Simply put, it is government’s job to set the “what” but not the “how”.
The case for school autonomy is proven – but depends on effective sharing. The OECD’s education expert Andreas Schleicher has written:
Global educational comparisons like PISA show consistently that schools in high performing education systems tend to have considerable discretion with regard to how they set their academic direction and how they manage their resources… Our PISA data show that if you have a school system in which knowledge is shared effectively and you are a school with significant autonomy, your students are likely to perform better on PISA than students in a school with limited autonomy, on average across OECD countries at least. But if you are in a system without a culture of peer-learning and accountability, autonomy can actually work against you.

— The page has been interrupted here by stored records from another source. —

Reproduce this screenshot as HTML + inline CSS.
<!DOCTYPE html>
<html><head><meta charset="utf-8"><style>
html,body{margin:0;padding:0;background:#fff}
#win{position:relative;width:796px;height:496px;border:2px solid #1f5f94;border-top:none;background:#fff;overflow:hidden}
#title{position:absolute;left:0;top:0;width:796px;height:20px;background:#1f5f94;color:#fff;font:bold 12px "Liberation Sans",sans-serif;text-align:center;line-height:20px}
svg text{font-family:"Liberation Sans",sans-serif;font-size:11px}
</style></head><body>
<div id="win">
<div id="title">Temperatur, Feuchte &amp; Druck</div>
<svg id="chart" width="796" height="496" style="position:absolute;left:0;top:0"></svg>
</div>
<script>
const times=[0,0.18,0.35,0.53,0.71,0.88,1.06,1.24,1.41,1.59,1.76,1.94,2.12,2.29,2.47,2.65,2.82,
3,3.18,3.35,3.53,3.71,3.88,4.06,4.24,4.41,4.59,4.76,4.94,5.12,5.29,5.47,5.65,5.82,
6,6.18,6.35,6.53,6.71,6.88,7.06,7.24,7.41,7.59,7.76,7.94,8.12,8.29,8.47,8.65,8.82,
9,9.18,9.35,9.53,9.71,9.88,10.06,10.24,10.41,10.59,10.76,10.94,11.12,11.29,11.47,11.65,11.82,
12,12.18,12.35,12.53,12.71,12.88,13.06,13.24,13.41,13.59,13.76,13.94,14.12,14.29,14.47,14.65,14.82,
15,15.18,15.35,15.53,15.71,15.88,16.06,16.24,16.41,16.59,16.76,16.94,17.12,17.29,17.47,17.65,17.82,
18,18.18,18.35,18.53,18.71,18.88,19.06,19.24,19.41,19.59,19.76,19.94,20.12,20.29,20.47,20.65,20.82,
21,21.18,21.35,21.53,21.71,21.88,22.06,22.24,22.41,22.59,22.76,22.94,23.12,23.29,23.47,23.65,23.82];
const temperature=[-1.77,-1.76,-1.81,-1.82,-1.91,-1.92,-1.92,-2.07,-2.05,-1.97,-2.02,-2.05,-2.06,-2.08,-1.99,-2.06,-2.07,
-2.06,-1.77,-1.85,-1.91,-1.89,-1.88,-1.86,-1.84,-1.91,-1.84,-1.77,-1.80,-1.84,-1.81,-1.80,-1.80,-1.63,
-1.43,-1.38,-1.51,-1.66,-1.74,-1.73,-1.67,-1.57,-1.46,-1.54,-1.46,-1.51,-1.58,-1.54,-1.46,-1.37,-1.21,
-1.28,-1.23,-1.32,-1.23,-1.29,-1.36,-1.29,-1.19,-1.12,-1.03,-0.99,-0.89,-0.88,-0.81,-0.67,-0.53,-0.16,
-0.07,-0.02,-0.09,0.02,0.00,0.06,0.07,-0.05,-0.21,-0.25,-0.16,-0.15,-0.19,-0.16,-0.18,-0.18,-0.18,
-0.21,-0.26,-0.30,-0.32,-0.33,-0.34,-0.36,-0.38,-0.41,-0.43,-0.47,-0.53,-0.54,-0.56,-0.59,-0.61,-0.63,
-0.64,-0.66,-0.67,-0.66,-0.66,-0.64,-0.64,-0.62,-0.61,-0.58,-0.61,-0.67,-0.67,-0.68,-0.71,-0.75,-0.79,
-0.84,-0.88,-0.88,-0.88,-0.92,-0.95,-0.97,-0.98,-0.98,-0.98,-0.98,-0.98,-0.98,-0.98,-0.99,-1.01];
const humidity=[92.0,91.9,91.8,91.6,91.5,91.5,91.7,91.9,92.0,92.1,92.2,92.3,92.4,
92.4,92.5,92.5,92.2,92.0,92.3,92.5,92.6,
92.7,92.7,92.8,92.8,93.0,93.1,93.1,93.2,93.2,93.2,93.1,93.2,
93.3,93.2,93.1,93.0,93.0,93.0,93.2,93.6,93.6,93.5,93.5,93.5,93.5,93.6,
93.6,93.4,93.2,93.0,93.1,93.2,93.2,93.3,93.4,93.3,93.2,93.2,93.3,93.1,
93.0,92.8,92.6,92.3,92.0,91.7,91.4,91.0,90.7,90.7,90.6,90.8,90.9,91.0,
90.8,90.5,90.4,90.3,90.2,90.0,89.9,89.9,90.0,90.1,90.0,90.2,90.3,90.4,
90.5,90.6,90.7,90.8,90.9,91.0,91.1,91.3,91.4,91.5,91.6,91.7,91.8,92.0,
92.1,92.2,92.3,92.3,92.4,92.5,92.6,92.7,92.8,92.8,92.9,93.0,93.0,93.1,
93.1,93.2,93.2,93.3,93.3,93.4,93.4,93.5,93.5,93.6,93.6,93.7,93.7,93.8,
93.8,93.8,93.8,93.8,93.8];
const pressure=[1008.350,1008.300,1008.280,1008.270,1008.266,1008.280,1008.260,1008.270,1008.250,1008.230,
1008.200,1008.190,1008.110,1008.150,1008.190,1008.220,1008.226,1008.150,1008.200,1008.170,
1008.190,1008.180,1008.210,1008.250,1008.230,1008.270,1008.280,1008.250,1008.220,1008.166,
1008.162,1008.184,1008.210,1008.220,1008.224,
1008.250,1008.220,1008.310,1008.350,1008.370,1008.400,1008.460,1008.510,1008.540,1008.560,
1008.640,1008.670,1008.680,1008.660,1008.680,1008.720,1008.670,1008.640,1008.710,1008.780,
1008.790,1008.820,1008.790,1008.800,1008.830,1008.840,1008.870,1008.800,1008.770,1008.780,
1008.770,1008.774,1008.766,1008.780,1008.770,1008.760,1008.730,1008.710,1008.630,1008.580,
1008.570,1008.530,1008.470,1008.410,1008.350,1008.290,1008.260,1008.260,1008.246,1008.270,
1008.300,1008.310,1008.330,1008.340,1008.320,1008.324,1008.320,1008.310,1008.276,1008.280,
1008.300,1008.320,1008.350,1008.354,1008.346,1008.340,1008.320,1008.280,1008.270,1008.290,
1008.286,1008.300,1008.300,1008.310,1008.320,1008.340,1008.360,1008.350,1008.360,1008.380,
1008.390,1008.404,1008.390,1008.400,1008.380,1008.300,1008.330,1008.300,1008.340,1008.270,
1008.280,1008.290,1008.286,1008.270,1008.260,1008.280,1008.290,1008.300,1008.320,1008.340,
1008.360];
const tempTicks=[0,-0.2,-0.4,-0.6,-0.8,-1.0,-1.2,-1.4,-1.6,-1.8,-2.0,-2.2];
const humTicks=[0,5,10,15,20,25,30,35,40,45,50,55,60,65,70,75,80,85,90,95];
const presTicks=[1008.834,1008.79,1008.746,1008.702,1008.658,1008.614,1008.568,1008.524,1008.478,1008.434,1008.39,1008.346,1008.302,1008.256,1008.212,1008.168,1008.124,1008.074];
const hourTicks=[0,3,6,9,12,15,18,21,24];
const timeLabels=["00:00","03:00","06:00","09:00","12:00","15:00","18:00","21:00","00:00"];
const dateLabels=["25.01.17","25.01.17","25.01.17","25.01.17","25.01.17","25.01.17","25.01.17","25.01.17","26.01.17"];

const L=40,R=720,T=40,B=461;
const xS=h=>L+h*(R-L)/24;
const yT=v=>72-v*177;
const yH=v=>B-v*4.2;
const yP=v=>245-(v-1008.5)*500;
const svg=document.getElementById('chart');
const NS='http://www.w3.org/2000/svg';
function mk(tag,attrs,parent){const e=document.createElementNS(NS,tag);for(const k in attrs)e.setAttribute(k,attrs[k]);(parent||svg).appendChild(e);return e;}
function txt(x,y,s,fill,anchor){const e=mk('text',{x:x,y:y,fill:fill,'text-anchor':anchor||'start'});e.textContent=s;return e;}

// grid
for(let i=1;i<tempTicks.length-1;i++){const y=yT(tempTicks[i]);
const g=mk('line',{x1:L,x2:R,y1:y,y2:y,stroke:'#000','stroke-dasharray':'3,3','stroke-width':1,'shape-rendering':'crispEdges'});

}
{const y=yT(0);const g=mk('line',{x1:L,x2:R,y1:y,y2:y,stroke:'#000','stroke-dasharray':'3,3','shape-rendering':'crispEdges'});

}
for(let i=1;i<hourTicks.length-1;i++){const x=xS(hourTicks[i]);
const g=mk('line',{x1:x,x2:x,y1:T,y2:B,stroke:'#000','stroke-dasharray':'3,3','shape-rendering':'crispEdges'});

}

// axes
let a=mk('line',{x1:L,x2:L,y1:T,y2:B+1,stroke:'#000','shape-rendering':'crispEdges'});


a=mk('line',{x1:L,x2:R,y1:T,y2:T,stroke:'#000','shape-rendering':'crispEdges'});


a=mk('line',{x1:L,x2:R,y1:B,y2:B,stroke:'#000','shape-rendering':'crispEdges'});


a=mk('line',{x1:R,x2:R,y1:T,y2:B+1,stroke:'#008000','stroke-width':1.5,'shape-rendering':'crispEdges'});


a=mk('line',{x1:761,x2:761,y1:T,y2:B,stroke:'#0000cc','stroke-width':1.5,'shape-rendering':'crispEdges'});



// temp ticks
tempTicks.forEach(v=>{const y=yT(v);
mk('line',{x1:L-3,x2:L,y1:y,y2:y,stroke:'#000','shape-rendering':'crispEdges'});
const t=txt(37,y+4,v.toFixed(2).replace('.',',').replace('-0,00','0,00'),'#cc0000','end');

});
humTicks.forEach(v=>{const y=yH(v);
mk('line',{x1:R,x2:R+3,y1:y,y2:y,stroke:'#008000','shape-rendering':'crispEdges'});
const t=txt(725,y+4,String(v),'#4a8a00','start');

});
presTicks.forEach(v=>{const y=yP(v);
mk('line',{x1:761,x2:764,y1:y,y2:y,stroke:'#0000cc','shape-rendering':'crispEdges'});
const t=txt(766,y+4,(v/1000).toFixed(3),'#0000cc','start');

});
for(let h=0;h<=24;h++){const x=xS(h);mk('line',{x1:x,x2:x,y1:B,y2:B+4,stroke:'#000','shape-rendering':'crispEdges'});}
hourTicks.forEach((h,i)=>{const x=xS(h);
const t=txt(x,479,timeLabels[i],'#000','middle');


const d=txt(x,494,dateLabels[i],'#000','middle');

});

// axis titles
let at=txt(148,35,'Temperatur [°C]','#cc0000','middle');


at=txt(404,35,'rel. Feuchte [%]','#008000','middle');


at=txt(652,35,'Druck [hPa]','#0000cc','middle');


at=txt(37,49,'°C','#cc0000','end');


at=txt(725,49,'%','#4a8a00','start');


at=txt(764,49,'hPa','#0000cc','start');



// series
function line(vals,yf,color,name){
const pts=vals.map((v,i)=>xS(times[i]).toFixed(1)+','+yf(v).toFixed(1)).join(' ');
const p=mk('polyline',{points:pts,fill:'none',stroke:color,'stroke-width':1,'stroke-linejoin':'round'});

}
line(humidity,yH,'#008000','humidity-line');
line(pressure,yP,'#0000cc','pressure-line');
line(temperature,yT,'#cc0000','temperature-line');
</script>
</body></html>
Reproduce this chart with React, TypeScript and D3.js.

As Dr Goldacre has highlighted, there are parts of the world where a proper grasp of how research can improve teaching practice is essential for career progression. Teachers in Shanghai and Singapore take part in “Journal Clubs”, where they talk about and assess a new piece of research, and debate whether it could be usefully applied in the classroom. They then report back on shortcomings and scope for improvement.
Research and teaching schools
Universities provide an excellent template for how ideas can be explored and exchanged. Many of the most celebrated ones in the country are research universities. There is no reason why we shouldn’t also come to boast about our world-class research schools.
The Sir Isaac Newton Free School in Norfolk, which opens in September, will be a sixth form specialising in maths and science, and link in closely with Norfolk’s world-class engineering and science industries, as well as being a beacon for maths and science teaching.
We already have 363 Teaching Schools in 136 local authority areas, and two-thirds of all schools work with other schools in leadership development clusters. Academy chains operate along similar lines. This is a very good platform on which we can build.
Chains do not have to mean uniformity. The most appealing chain restaurants allow their proprietors a great deal of flexibility, so whilst there may be old favourites on the menu, the decor can vary considerably and customers may be treated to live jazz (or forced to endure it, according to taste). That said, if you hit on a genuinely winning formula, there’s no shame in sticking to it. It just shouldn’t be dictated from central HQ.
We want to give head teachers and teachers the opportunity to be brilliant, and the chance to dazzle and inspire. That inspiration should extend further than their pupils and reach their peers in the teaching profession.
Random controlled trials have their place in education. But instead of random controlled trials we have had the merely random. It is a curiously unambitious and unimaginative attitude to what schools can be – and ignores what the best schools already are.
So diktats are out and evidence based education, innovation and shared best practice are in. I am very grateful for your involvement in this exciting process – and extremely optimistic about what we can achieve.